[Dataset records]

--

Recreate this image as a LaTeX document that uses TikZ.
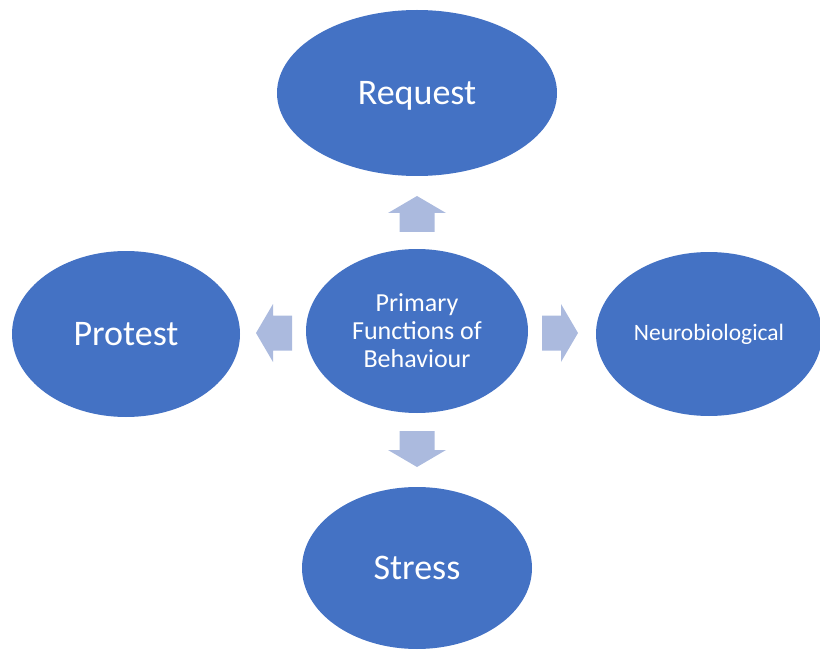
\documentclass[tikz,border=0pt]{standalone}
\usepackage{fontspec}
\setmainfont{Carlito}
\usetikzlibrary{shapes.geometric}

\definecolor{bubbleblue}{RGB}{68,114,196}
\definecolor{arrowfill}{RGB}{171,186,222}

\tikzset{
  bubble/.style={shape=ellipse,fill=bubbleblue,text=white,inner sep=0pt,align=center},
  bigtext/.style={font=\fontsize{36}{43}\selectfont},
  pics/blockarrow/.style={code={
    \fill[arrowfill] (-18,-17.5) -- (1,-17.5) -- (1,-29) -- (18,0) -- (1,29) -- (1,17.5) -- (-18,17.5) -- cycle;
  }}
}

\begin{document}
\begin{tikzpicture}[x=1pt,y=-1pt]
    \useasboundingbox (0,0) rectangle (820,650);
    \node[bubble,bigtext,text depth=0pt,minimum width=280,minimum height=166] (request) at (417,93) {Request};
    \node[bubble,font=\fontsize{26}{28}\selectfont,minimum width=222,minimum height=164] (primary) at (417,331) {Primary\\Functions of\\Behaviour};
    \node[bubble,bigtext,minimum width=228,minimum height=166] (protest) at (126,334) {Protest};
    \node[bubble,font=\fontsize{23.5}{28}\selectfont,minimum width=226,minimum height=164] (neuro) at (709,334) {Neurobiological};
    \node[bubble,bigtext,minimum width=230,minimum height=162] (stress) at (417,568) {Stress};
    % block arrows
    \pic[rotate=90] at (417,214) {blockarrow};
    \pic[rotate=-90] at (417,449) {blockarrow};
    \pic[rotate=180] at (274,333) {blockarrow};
    \pic at (560,333) {blockarrow};
\end{tikzpicture}
\end{document}
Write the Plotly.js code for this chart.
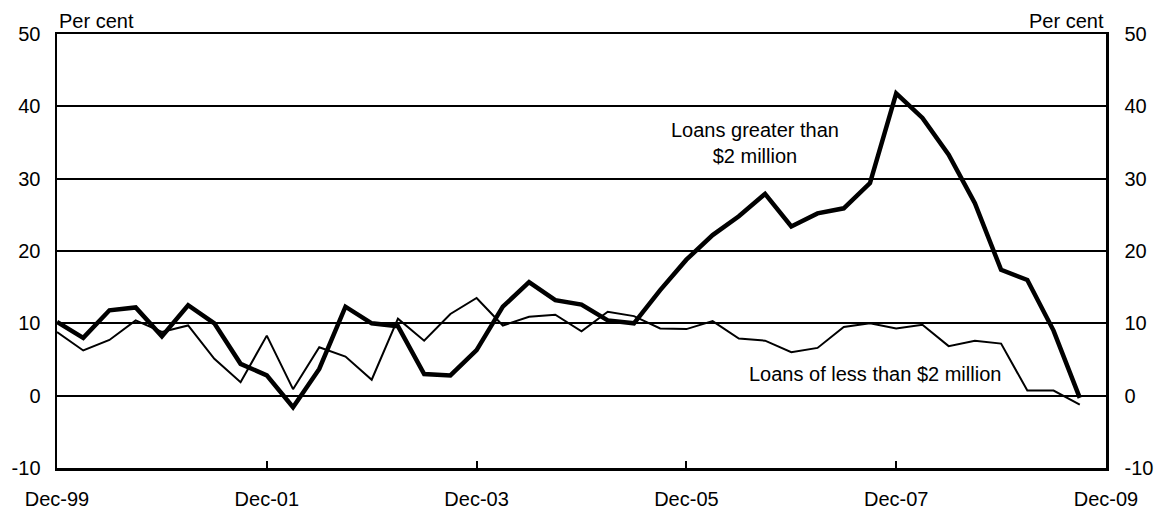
<!DOCTYPE html>
<html>
<head>
<meta charset="utf-8">
<script src="https://cdn.plot.ly/plotly-3.0.1.min.js"></script>
<style>html,body{margin:0;padding:0;background:#fff;}#chart{width:1155px;height:510px;}</style>
</head>
<body>
<div id="chart"></div>
<script>
// Quarterly, Dec-99 .. Sep-09 (index 0 = Dec-99)
const quarterIndex = [];
for (let i = 0; i < 40; i++) quarterIndex.push(i);

const loansGreater2m = [10.2, 8.0, 11.8, 12.2, 8.2, 12.5, 10.0, 4.4, 2.8, -1.6,
  3.7, 12.3, 10.0, 9.6, 3.0, 2.8, 6.3, 12.3, 15.7, 13.2,
  12.6, 10.4, 10.0, 14.6, 18.8, 22.2, 24.8, 27.9, 23.4, 25.2,
  25.9, 29.4, 41.8, 38.4, 33.3, 26.6, 17.4, 16.0, 9.0, -0.3];

const loansLess2m = [8.8, 6.25, 7.7, 10.4, 8.8, 9.7, 5.1, 1.85, 8.3, 0.9,
  6.7, 5.4, 2.2, 10.65, 7.6, 11.3, 13.5, 9.7, 10.9, 11.2,
  8.9, 11.6, 11.0, 9.3, 9.2, 10.3, 7.9, 7.6, 6.0, 6.6,
  9.5, 10.0, 9.3, 9.8, 6.85, 7.6, 7.2, 0.7, 0.7, -1.25];

const tickPositions = [0, 8, 16, 24, 32, 40];
const tickLabels = ['Dec-99', 'Dec-01', 'Dec-03', 'Dec-05', 'Dec-07', 'Dec-09'];
const yTicks = [-10, 0, 10, 20, 30, 40, 50];
const yTickLabels = ['-10', '0', '10', '20', '30', '40', '50'];

const FONT = 'Liberation Sans, Arial, sans-serif';

const traces = [
  {x: quarterIndex, y: loansLess2m, mode: 'lines', line: {color: '#000', width: 2}, hoverinfo: 'skip', name: 'Loans of less than $2 million'},
  {x: quarterIndex, y: loansGreater2m, mode: 'lines', line: {color: '#000', width: 4.5}, hoverinfo: 'skip', name: 'Loans greater than $2 million'},
  {x: quarterIndex, y: loansLess2m, yaxis: 'y2', mode: 'lines', opacity: 0, line: {color: '#000', width: 1}, hoverinfo: 'skip', showlegend: false}
];

const layout = {
  width: 1155, height: 510,
  margin: {l: 57, r: 49, t: 34, b: 42},
  paper_bgcolor: '#fff', plot_bgcolor: '#fff',
  showlegend: false,
  font: {family: FONT, size: 20, color: '#000'},
  xaxis: {
    range: [0, 40], tickvals: tickPositions, ticktext: tickLabels,
    showgrid: false, zeroline: false,
    showline: true, linecolor: '#000', linewidth: 2.5, mirror: true,
    ticks: 'inside', ticklen: 7, tickwidth: 2, tickcolor: '#000',
    ticklabelstandoff: 11,
    tickfont: {family: FONT, size: 20, color: '#000'}
  },
  yaxis: {
    range: [-10, 50], tickvals: yTicks, ticktext: yTickLabels, ticks: '',
    showgrid: true, gridcolor: '#000', gridwidth: 2,
    zeroline: false, showline: true, linecolor: '#000', linewidth: 2.5,
    ticklabelstandoff: 10,
    tickfont: {family: FONT, size: 20, color: '#000'}
  },
  yaxis2: {
    range: [-10, 50], tickvals: yTicks, ticktext: yTickLabels, ticks: '', overlaying: 'y', side: 'right',
    showgrid: false, zeroline: false, showline: true, linecolor: '#000', linewidth: 2.5,
    ticklabelstandoff: 12,
    tickfont: {family: FONT, size: 20, color: '#000'}
  },
  annotations: [
    {xref: 'paper', yref: 'paper', x: 0, y: 1, xanchor: 'left', yanchor: 'bottom', text: 'Per cent', showarrow: false, font: {family: FONT, size: 20, color: '#000'}},
    {xref: 'paper', yref: 'paper', x: 1, y: 1, xanchor: 'right', yanchor: 'bottom', text: 'Per cent', showarrow: false, font: {family: FONT, size: 20, color: '#000'}},
    {xref: 'x', yref: 'y', x: 26.6, y: 34.9, text: 'Loans greater than<br>$2 million', showarrow: false, align: 'center', font: {family: FONT, size: 20, color: '#000'}},
    {xref: 'x', yref: 'y', x: 31.2, y: 3.0, text: 'Loans of less than $2 million', showarrow: false, font: {family: FONT, size: 20, color: '#000'}}
  ]
};

Plotly.newPlot('chart', traces, layout, {staticPlot: true, displayModeBar: false});
</script>
</body>
</html>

--

Exercise aim | Copy out all lines where the word "code" appears.

Reply |
  pics/blockarrow/.style={code={
Write the Plotly.js code for this chart.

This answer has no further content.